7.    The reason that the mere pursuit of an unmeritorious case is not so sufficient to invoke the jurisdiction to make a costs order against a lawyer is that a party is entitled to have a practitioner act for him or her in an unmeritorious case. The court is concerned to avoid the risks of a practice developing whereby lawyers endeavour to browbeat their opponents into abandoning clients, or particular issues or arguments, for fear of personal costs orders being made against them.

7    Broadly speaking, the principles require unreasonable conduct on the part of the solicitor that entails a serious dereliction of his or her duty to the Court. Levick is an example of a case that involved a finding of such conduct.
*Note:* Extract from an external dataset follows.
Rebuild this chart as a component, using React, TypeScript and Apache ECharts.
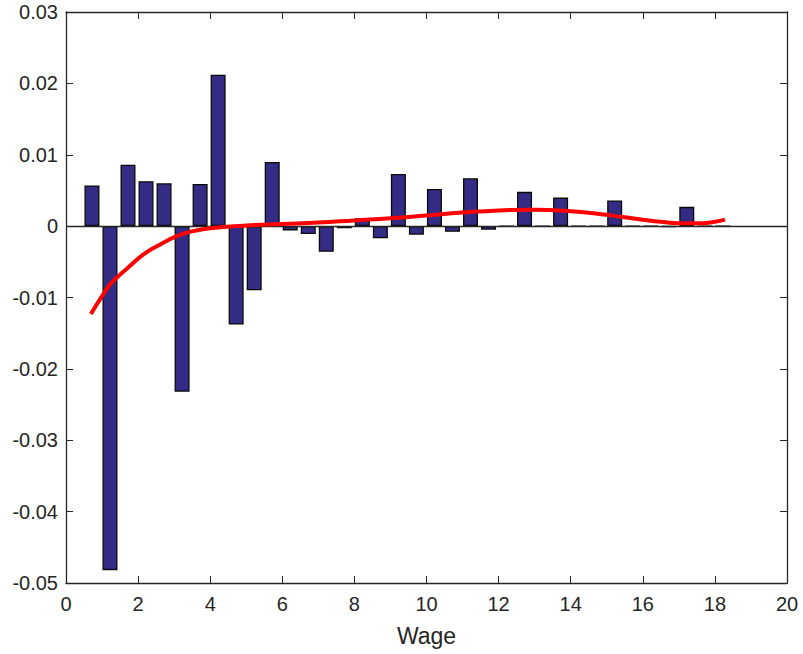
import React, { useEffect, useRef } from "react";
import * as echarts from "echarts";

const barX = [
  0.72, 1.22, 1.72, 2.22, 2.72, 3.22, 3.72, 4.22, 4.72, 5.22, 5.72, 6.22,
  6.72, 7.22, 7.72, 8.22, 8.72, 9.22, 9.72, 10.22, 10.72, 11.22, 11.72, 12.22,
  12.72, 13.22, 13.72, 14.22, 14.72, 15.22, 15.72, 16.22, 16.72, 17.22, 17.72, 18.22,
];
const barY = [
  0.0057, -0.0482, 0.0086, 0.0063, 0.006, -0.0232, 0.0059, 0.0212, -0.0138, -0.009, 0.009, -0.0006,
  -0.0011, -0.0036, -0.0003, 0.0011, -0.0017, 0.0073, -0.0012, 0.0052, -0.0008, 0.0067, -0.0005, 0,
  0.0048, 0, 0.004, 0, 0, 0.0036, 0, 0, -0.0001, 0.0027, 0, 0,
];
const fitX = [
  0.69, 1.0, 1.22, 1.5, 1.68, 2.14, 2.6, 3.07, 3.53, 4.0, 4.46, 5.0, 6.0, 7.0, 8.0, 9.0, 10.0,
  11.0, 12.0, 13.0, 14.0, 14.8, 15.4, 16.0, 16.5, 17.0, 17.5, 18.0, 18.28,
];
const fitY = [
  -0.0123, -0.0098, -0.0082, -0.0068, -0.006, -0.004, -0.0026, -0.0014, -0.0007, -0.0003, -0.0001,
  0.0001, 0.0003, 0.0005, 0.0008, 0.0011, 0.0015, 0.0019, 0.0022, 0.0023, 0.0021, 0.0017, 0.0013,
  0.0009, 0.0006, 0.0004, 0.0004, 0.0006, 0.0009,
];
const xTicks = [0, 2, 4, 6, 8, 10, 12, 14, 16, 18, 20];
const yTicks = [-0.05, -0.04, -0.03, -0.02, -0.01, 0, 0.01, 0.02, 0.03];
const xLabel = "Wage";

const FONT = "Liberation Sans";
const AXIS = "#262626";

export default function App() {
  const ref = useRef<HTMLDivElement>(null);
  useEffect(() => {
    if (!ref.current) return;
    const chart = echarts.init(ref.current, undefined, { renderer: "svg" });
    const axisCommon = {
      axisLine: { show: true, onZero: false, lineStyle: { color: AXIS, width: 1.3 } },
      axisTick: { show: true, inside: true, length: 7, lineStyle: { color: AXIS, width: 1 } },
      splitLine: { show: false },
    };
    const fmtY = (v: number) => {
      const r = Math.round(v * 100) / 100;
      return r === 0 ? "0" : r.toFixed(2);
    };
    chart.setOption({
      animation: false,
      backgroundColor: "#ffffff",
      grid: { left: 66, right: 16, top: 12, bottom: 71, containLabel: false },
      xAxis: [
        {
          type: "value",
          min: xTicks[0],
          max: xTicks[xTicks.length - 1],
          interval: 2,
          position: "bottom",
          ...axisCommon,
          axisLabel: { color: "#262626", fontFamily: FONT, fontSize: 20, margin: 11 },
          name: xLabel,
          nameLocation: "middle",
          nameGap: 41,
          nameTextStyle: { color: "#262626", fontFamily: FONT, fontSize: 23 },
        },
        {
          type: "value",
          min: xTicks[0],
          max: xTicks[xTicks.length - 1],
          interval: 2,
          position: "top",
          ...axisCommon,
          axisLabel: { show: false },
        },
      ],
      yAxis: [
        {
          type: "value",
          min: yTicks[0],
          max: yTicks[yTicks.length - 1],
          interval: 0.01,
          position: "left",
          ...axisCommon,
          axisLabel: { color: "#262626", fontFamily: FONT, fontSize: 20, margin: 8, formatter: fmtY },
        },
        {
          type: "value",
          min: yTicks[0],
          max: yTicks[yTicks.length - 1],
          interval: 0.01,
          position: "right",
          ...axisCommon,
          axisLabel: { show: false },
        },
      ],
      series: [
        {
          type: "bar",
          xAxisIndex: 0,
          yAxisIndex: 0,
          barWidth: 15,
          data: barX.map((x, i) => [x, barY[i]]),
          itemStyle: { color: "#342c84", borderColor: "#0a0a0a", borderWidth: 1.3 },
          markLine: {
            silent: true,
            symbol: "none",
            label: { show: false },
            lineStyle: { color: AXIS, width: 1.3, type: "solid" },
            data: [{ yAxis: 0 }],
          },
          z: 2,
        },
        {
          type: "line",
          xAxisIndex: 0,
          yAxisIndex: 0,
          smooth: true,
          showSymbol: false,
          data: fitX.map((x, i) => [x, fitY[i]]),
          lineStyle: { color: "#ff0000", width: 4 },
          z: 5,
        },
      ],
    });
    return () => chart.dispose();
  }, []);
  return (
    <div
      ref={ref}
      style={{ position: "fixed", left: 0, top: 0, width: 803, height: 654, background: "#fff" }}
    />
  );
}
8    As observed in Levick at [41]-[42], there are competing principles at play. On the one hand, a party is entitled to have a practitioner act for him or her in an unmeritorious case. On the other hand, the practitioner should not lend his assistance to proceedings that are an abuse of the process of the Court: Ridehalgh v Horsefield [1994] Ch 205 at 234, cited with approval in Levick at [42]. Of course, the dividing line between a hopeless case and one constituting an abuse of process may not always be clear. But where there is doubt, the legal representative is entitled to the benefit of it: Ridehalgh at 234.

9    It will readily be seen that the applicant goes no further in this case than suggesting that Mr Prassas was aware that his client’s position was hopeless. There is no allegation that he maintained his client’s position for an ulterior purpose or in such a way as to constitute an abuse of process. Nor is there any complaint about the manner in which the case was argued. In those circumstances, the Court has been given no reason for finding that this was other than a case in which a practitioner has properly acted on instructions from his or her client. I am therefore not satisfied that there has been any “unreasonable conduct” on the part of Mr Prassas in the sense required by the authorities.

10    The applicant says (without evidence) that the costs order is sought due to the fact that the respondent resides overseas and has no assets in Australia. That may be a reason why the applicant wishes for the order to be made, but it is not a proper basis for the Court to exercise the discretion to do so.

11    The application for a personal costs order is refused. As Mr Prassas did not seek an order for costs, none should be made.

I certify that the preceding eleven (11) numbered paragraphs are a true copy of the Reasons for Judgment herein of the Honourable Justice Bromwich.